For Burke’s contemporaries the Revolution was testimony to the imminence of the millennium. It was, as Shelley saw it, “the master theme of the epoch in which we live.”7 On this master theme Blake, the young Coleridge, Wordsworth, and Southey wrote poems of revolution. Looking back on those years, Southey, by then respectable and Tory, wrote that “few persons but those who have lived [through the 1790s] can conceive or comprehend ... what a visionary world seemed to open upon those who were just entering it. Old things seemed passing away and nothing was dreamt of but the regeneration of the human race.”8 All the poets echoed these sentiments. For Wordsworth, “bliss was it in that dawn to be alive.” For Blake, the friend of Mary Wollstonecraft and Thomas Paine, “the times are ended ... the morning ‘gins to break.”9 For William Hazlitt it was “that glad dawn of the day-star of liberty; that spring-time of the world, in which the hopes and expectations of the human race seemed. opening in the same gay career with our own.”10
The radical Protestant minister Richard Price preached sermons on the imminent arrival of the kingdom of heaven. He informed his prosperous bourgeois audience that a heavenly city would be realized in this world. They were witness to “a progressive improvement in human affairs which will terminate in greater degrees of light and virtue and happiness than have yet been known.” There was no doubt, he noted, that the “present day world is unspeakably different from what it was.” Superstition was giving ground, “the world outgrowing its evils ... anti-Christ falling and the millennium hastening.”11 Price echoed what Hazlitt called “the spirit of the age.” “We live in happier times than our forefathers.” The “shades of night are departing,” Price noted characteristically; “the day dawns.”12
Joseph Priestley, the great scientist and also radical Protestant minister, was ecstatic about the prospects for millennial regeneration. The French and American Revolutions were, according to Priestley, “unparalleled in all history.” They opened a new and wonderful era in the history of mankind. They moved the world “from darkness to light, from superstition to sound knowledge and from a most debasing servitude to a state of the most exalted freedom.”13
It was against this vision of secular perfection, of the absolute elimination of evil and misery that Burke reacted in the late eighteenth century. It is because he rejected this optimism and, in turn, insisted on the inevitability of sin, suffering, and imperfection, and did it in a prose style of compelling grandeur, that he has attracted to his name the legions of disciples who spread his teachings to this day.

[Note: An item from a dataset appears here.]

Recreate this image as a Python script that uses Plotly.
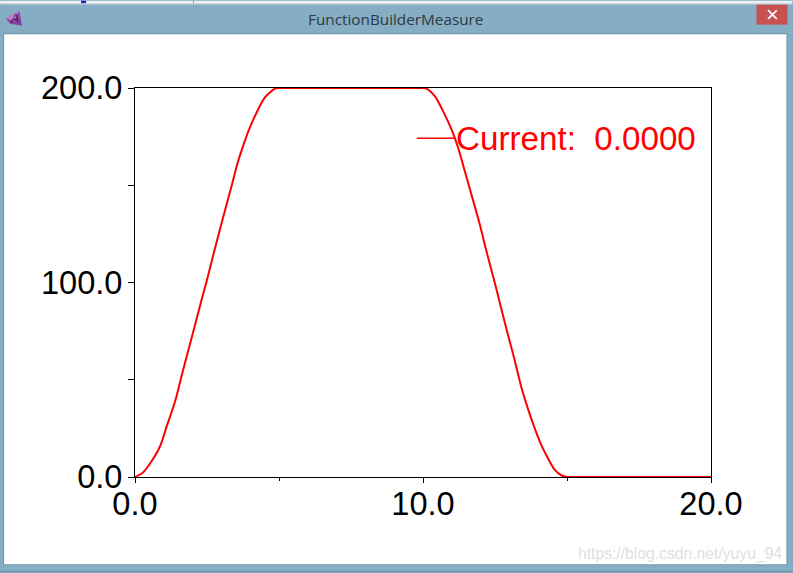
import plotly.graph_objects as go

time_s = [0, 0.29, 0.58, 0.87, 1.10, 1.39, 1.67, 2.02, 2.31, 2.49, 2.78, 3.07, 3.36, 3.55, 3.76, 3.99,
          4.22, 4.51, 4.86, 4.95, 5.3, 9.7, 10.0, 10.12, 10.41, 10.70, 10.99, 11.22, 11.45, 11.68, 11.97, 12.20,
          12.49, 12.72, 12.95, 13.18, 13.41, 13.64, 13.88, 14.11, 14.34, 14.57, 14.80, 15.0, 15.3, 20.0]
current = [0, 2.5, 8.2, 15.8, 26, 38.8, 55, 74.6, 91, 100.8, 117.7, 134.1, 150, 160.8, 170.5, 179.7,
           187.3, 195.2, 199.7, 200, 200, 200, 200, 199.7, 195.8, 188, 178.7, 169.3, 157.3, 145.3, 130, 116.3,
           100, 86.4, 73.1, 60.3, 46.4, 35.3, 25, 16.4, 9.6, 3.8, 0.9, 0, 0, 0]
series_name = "Current:\u00a0\u00a00.0000"
window_title = "FunctionBuilderMeasure"
watermark = "https://blog.csdn.net/yuyu_94"
x_major = [0, 10, 20]
x_minor = [5, 15]
y_major = [0, 100, 200]
y_minor = [50, 150]

W, H = 793, 573
L, R, T, B = 135.0, 711.5, 87.5, 477.5
px = lambda v: (v - L) / (R - L)
py = lambda v: (B - v) / (B - T)

def rect(x0, y0, x1, y1, fill):
    return dict(type="rect", xref="paper", yref="paper", layer="below",
                x0=px(x0), x1=px(x1), y0=py(y0), y1=py(y1),
                fillcolor=fill, line=dict(width=0))

def poly(points, fill):
    d = "M " + " L ".join(f"{px(a):.5f},{py(b):.5f}" for a, b in points) + " Z"
    return dict(type="path", xref="paper", yref="paper", layer="below", path=d,
                fillcolor=fill, line=dict(width=0))

def label(text, x, y, family, size, color, xanchor="center", **font_extra):
    return dict(text=text, xref="paper", yref="paper", x=px(x), y=py(y), xanchor=xanchor, yanchor="middle",
                showarrow=False, borderpad=0, font=dict(family=family, size=size, color=color, **font_extra))

fig = go.Figure(go.Scatter(x=time_s, y=current, mode="lines", name=series_name,
                           line=dict(color="#ff0000", width=2, shape="spline", smoothing=0.8),
                           cliponaxis=False, showlegend=False))

shapes = [
    rect(0, 0, W, 3, "#eef0f3"),
    rect(0, 3, W, 4, "#b9c3cc"),
    rect(193, 0, 194, 3, "#9a9a9a"),
    rect(81, 0, 86, 2.5, "#2020c8"),
    rect(3, 32.5, 788, 566, "#6f93a8"),
    rect(4, 33.5, 787, 565, "#ffffff"),
    rect(0, 571.5, W, H, "#6f93a8"),
    rect(757, 4, 788, 24, "#c75050"),
    poly([(6, 18), (19, 10), (22, 25), (10, 23)], "#8d3fa6"),
    poly([(6, 18), (19, 10), (14, 20)], "#c07ed0"),
    dict(type="line", xref="paper", yref="paper", x0=px(417), x1=px(456), y0=py(138), y1=py(138),
         line=dict(color="#ff0000", width=1.5)),
]

annotations = [
    label(window_title, 396, 18.5, "Open Sans", 15.3, "#2f3a42"),
    label("\u00d7", 773, 14, "Liberation Sans", 22, "#ffffff"),
    label("A", 14.5, 18, "Liberation Sans", 12, "#3a1f45", style="italic"),
    label(watermark, 784, 555, "Liberation Sans", 15.7, "rgba(195,195,195,0.55)", xanchor="right"),
    label(series_name, 455.5, 138, "Liberation Sans", 33.2, "#ff0000", xanchor="left"),
]

fig.update_layout(
    width=W, height=H, autosize=False,
    margin=dict(l=L, r=W - R, t=T, b=H - B, pad=0),
    paper_bgcolor="#85aec4", plot_bgcolor="rgba(0,0,0,0)",
    font=dict(family="Liberation Sans", color="#000000", size=32.6),
    shapes=shapes, annotations=annotations, showlegend=False,
)
fig.update_xaxes(range=[0, 20], tickvals=x_major, ticktext=[f"{v:.1f}" for v in x_major],
                 ticks="outside", ticklen=5, tickwidth=1, tickcolor="#000", showgrid=False, zeroline=False,
                 showline=True, linecolor="#000", linewidth=1, mirror=True, ticklabelstandoff=-7,
                 minor=dict(tickvals=x_minor, ticks="outside", ticklen=3, tickwidth=1, tickcolor="#000", showgrid=False))
fig.update_yaxes(range=[0, 200], tickvals=y_major, ticktext=[f"{v:.1f}" for v in y_major],
                 ticks="outside", ticklen=6, tickwidth=1, tickcolor="#000", showgrid=False, zeroline=False,
                 showline=True, linecolor="#000", linewidth=1, mirror=True, ticklabelstandoff=-1,
                 minor=dict(tickvals=y_minor, ticks="outside", ticklen=6, tickwidth=1, tickcolor="#000", showgrid=False))

fig.write_html("out.html", config=dict(displayModeBar=False),
               post_script="document.body.style.margin='0';document.body.style.overflow='hidden';")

The principal source of these teachings is Burke’s Reflections on the Revolution in France. In it his basic tactic is to contrast the virtuous English and the radical French, which at the same time is to contrast virtuous English and radical millenarian English. Priestley and Price had abandoned the English past, and this disrespect led ultimately to the crimes of the Jacobins. The English in 1688 had no “idea of the fabrication of a new government.” Even in 1790, Burke suggests, such thoughts “fill us with disgust and horror.”
Inferior men governed France and pushed their claims in England. “Are all orders, ranks, and distinctions to be confounded?” Burke asks. This would “pervert” the natural order of things, would “set up on high in the air what is required to be on the ground.” The radicals (French and English) are guilty of “selfish and mischievous ambition,” an ambition that is undermining the age of chivalry and its corporate-feudal worldview. Ambitious man would not find his self-fulfillment outside himself in guild, church, city, or in the secure knowledge that he kept to God’s assigned place. Ambitious man is the individualist of liberal ideology who would experience his individual dignity not as an expression of some ascribed role but as a personal achievement reflecting his own intrinsic talent and merit. Before such ambitious men the corporate medieval world would fall, and from it would grow the individualism of the new age. Burke sees all of this, and he rejects the ideology of these sinful radicals. To be virtuous for Burke is “to be attached to the subdivision, to love the little platoon we belong to in society.”14 As the old order crumbles, the acceptance of one’s place in it is transformed by Burke into the love for the particular link in the chain of being that one occupies.
Burke takes the very vocabulary of the radicals and translates it back into the preliberal ethos of chivalry. Equality and happiness are transposed. They exist only in the old order where each one knows his place. Many twentieth-century disciples of Burke have drunk deep at this particular Burkean fountain.
You would have had a protected, satisfied, laborious, and obedient people, taught to seek and to recognise the happiness that is to be found by virtue in all conditions; in which consists the true moral equality of mankind, and not in that monstrous fiction, which by inspiring false ideas and vain expectations into men destined to travel in the obscure walk of laborious life, serves only to aggravate and embitter that real inequality which it never can remove; and which the order of civil life establishes as much for the benefit of those whom it must leave in an humble state, as those whom it is able to exalt to a condition more splendid but not more happy.15
Having rejected the Lockean liberal ideal of equality, the elimination of ascribed distinctions, Burke moves on to Locke’s theory of government. In the liberal scheme of things government is a neutral arbiter, an umpire over the race for wealth. It is a necessary evil because autonomous self-directed individuals occasionally bump into each other. Usually well-meaning and rational, individuals sometimes forget themselves and interfere with one another’s natural rights. On these occasions government is called in to protect the right of the aggrieved party.